Esta claro, que mientras el hombre ha pasado a través del tiempo, ha tenido que cambiar su forma de razonar los mismos eventos, lo que quiere decir, que mantiene una constante búsqueda de la realidad pero que cada vez cuenta con mayores elementos para responder a esa interrogante, aunque siempre se esté a años luz de encontrarla. Sin embargo, no quiere decir, que lo que el hombre a hallado en sus razonamientos, no significa que estén herrados, pues responde a sus necesidades del momento, y tal vez ahí se deduzca que, cuando el hombre se haga la pregunta correcta la necesidad real , encontrará la respuesta correcta, un modelo multifuncional que todo lo explique.
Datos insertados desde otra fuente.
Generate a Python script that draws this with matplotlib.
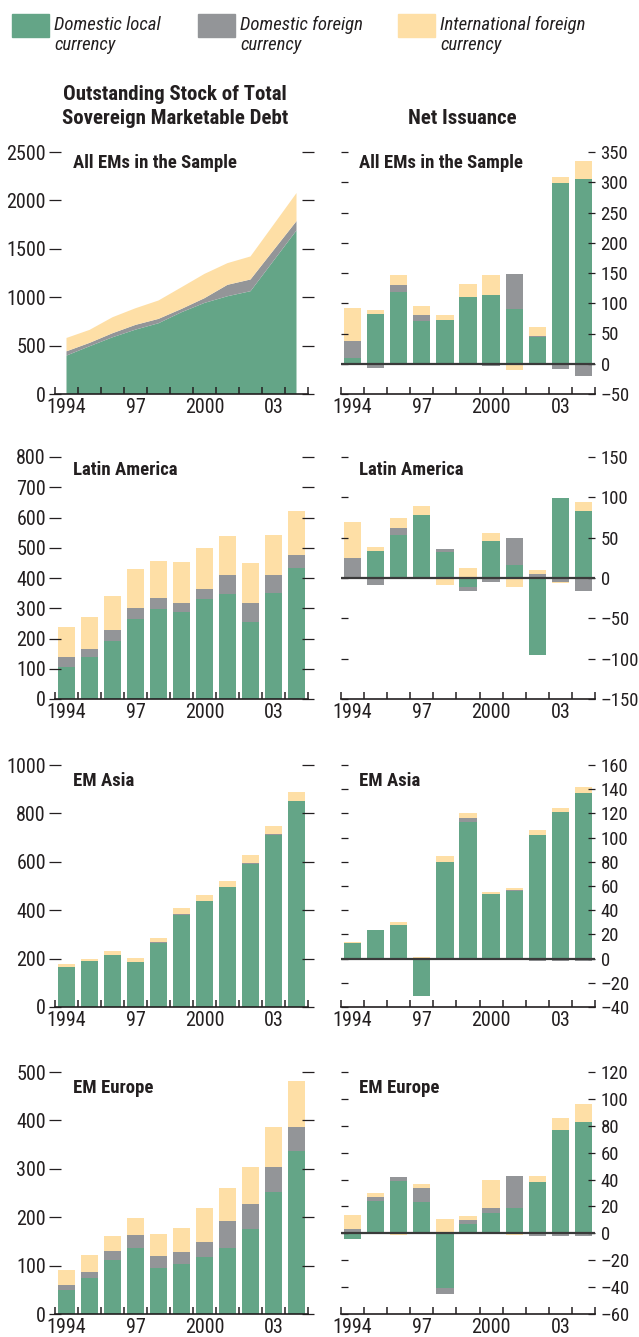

Se creía que la relatividad y todas sus implicaciones, así como su relación con la mecánica cuántica sería casi imposibles de sobrepasar a su comprensión, no obstante, actualmente se ha encontrado una teoría aun más compleja que esta, donde los físicos plantean que todas las dimensiones coexisten en un mismo tiempo y espacio, que una repercute en la otra en un orden descendente a la cual se le ha denominado “teoría de supercuerdas” o “cuerdas”.







Todos los grandes caminos del intelecto, todos los atajos y veredas de la teoría y la conjetura conducen en últimas instancias a un abismo que el ingenio humano no podrá salvar nunca. Porque el hombre está encadenado por la propia condición de su “ser”, su finitud y su estar comprometido en la naturaleza. Cuanto más extiende sus horizontes, tanto más vívidamente reconoce que, como dijo el físico Niels Bohr; “somos espectadores y actores del gran drama de la existencia”. El hombre es, por lo tanto, para sí mismo el más grande misterio. No entiende el vasto y velado universo en que ha sido moldeado por la simple razón de que no se entiende a sí mismo. Sabe muy poco de sus procesos orgánicos y menos aún de su excepcional capacidad de percibir el mundo que lo rodea, de razonar y soñar. Menos aun entiende su más noble y misteriosa facultad: la capacidad de trascenderse a sí mismo y verse en el acto de la percepción.